A frank acknowledgement

Moka Ritchie, who was a Christchurch representative to the 2014 General Synod and is a member of the Way Forward Group, frankly acknowledged the problems.

“The reason that this motion has come forward," she said, “is that the working group has yet to be able to put together that report...

“It’s not because we haven’t been trying to get that report done. It’s not because we are not committed to doing it.

“It’s an indication of how difficult that task is.”

The standing committee motion was amended – the four-year ‘breather’ was dropped – and on the Rev Andrew Starkey’s proposing, an education component was included.

He noted the teaching work done up and down the country by the Bicultural Commission before the three-tikanga constitution was adopted, and he suggested something similar is needed on this matter.

The Christchurch resolution is as follows:

Motion 15:

Motion 30: A time of Education, Discussion and Discernment

That this Diocese requests General Synod to receive (and table) the report from the Motion 30 Way Forward Working Group and not adopt any recommendations without first referring the report to the Synods, Hui Amorangi and Talanoa of this Church for discussion, and commends to General Synod that it resources a significant period of education, discussion, and discernment throughout this Church.

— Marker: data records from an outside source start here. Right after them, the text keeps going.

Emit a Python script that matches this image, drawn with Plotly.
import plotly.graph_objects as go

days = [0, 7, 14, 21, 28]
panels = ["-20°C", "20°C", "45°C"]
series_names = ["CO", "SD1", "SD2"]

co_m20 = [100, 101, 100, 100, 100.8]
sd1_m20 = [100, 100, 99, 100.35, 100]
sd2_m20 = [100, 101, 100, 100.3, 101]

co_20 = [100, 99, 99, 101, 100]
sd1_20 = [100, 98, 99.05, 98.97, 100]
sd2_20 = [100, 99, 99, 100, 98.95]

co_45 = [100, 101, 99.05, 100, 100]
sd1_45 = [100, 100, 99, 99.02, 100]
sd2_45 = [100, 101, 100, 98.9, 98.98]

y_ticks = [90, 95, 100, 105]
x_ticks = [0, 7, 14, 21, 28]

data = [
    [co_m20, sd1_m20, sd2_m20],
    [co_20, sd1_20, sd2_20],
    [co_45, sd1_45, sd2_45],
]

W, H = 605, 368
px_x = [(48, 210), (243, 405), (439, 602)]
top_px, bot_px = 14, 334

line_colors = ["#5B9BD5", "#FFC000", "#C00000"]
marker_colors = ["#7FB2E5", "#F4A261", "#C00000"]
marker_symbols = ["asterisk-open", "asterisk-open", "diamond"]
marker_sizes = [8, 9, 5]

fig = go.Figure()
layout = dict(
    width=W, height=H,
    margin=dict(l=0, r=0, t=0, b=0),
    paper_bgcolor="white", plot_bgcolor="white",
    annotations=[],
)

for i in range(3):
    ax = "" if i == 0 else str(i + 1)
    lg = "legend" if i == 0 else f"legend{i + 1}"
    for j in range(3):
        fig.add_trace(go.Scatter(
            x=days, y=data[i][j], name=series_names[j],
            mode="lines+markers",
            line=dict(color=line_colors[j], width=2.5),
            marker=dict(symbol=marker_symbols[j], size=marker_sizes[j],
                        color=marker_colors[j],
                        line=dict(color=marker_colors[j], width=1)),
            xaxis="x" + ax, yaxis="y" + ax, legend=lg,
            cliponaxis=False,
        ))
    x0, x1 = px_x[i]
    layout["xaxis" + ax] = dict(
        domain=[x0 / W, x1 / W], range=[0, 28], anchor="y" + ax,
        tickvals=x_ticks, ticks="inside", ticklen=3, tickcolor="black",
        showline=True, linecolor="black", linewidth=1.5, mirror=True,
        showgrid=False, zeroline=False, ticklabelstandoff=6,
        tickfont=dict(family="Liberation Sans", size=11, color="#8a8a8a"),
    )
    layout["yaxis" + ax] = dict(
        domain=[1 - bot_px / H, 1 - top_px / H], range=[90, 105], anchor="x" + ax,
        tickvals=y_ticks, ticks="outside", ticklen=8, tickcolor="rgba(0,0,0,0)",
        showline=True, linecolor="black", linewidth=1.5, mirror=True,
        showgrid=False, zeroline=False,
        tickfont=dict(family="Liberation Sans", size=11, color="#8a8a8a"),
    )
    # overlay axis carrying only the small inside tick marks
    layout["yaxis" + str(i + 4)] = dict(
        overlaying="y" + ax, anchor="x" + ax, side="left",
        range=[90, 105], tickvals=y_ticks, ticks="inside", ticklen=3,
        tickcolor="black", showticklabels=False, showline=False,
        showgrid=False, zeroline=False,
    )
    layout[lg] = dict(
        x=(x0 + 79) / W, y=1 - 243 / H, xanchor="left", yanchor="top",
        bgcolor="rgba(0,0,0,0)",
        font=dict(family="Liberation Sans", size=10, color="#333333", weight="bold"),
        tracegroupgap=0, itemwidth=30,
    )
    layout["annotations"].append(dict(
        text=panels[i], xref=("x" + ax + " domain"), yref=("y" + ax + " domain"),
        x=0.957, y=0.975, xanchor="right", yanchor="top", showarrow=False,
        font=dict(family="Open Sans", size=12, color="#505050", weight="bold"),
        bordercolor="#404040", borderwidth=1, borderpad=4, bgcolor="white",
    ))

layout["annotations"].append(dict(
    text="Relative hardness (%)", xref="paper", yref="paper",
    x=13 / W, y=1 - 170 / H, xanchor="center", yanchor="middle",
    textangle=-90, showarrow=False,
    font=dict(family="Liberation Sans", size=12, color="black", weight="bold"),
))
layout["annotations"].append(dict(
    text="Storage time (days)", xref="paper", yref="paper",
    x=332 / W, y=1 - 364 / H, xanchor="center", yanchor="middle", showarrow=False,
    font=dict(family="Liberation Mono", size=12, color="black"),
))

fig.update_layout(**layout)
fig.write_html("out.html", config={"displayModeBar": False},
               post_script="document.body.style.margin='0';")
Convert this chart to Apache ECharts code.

1 The Rev Nick Mountfort. 2 Mr Al Drye


rosemary Neave

Sounds like more backtracking rather than finding a way forward. The bicultural education team did a great job, but the church was committed to bi-cultural development. The education followed the action. What kind of education process will facilitate a way forward when the church can not agree itself. What will they educate about? and who will do it?
Get a grip here - the church is looking more and more like a dinasaur, including that they died out when they could not adapt to the changes around them. After years of working in and for the Church, I am not regarded as a full member. I can bury my partner in a church, but not have our love blessed.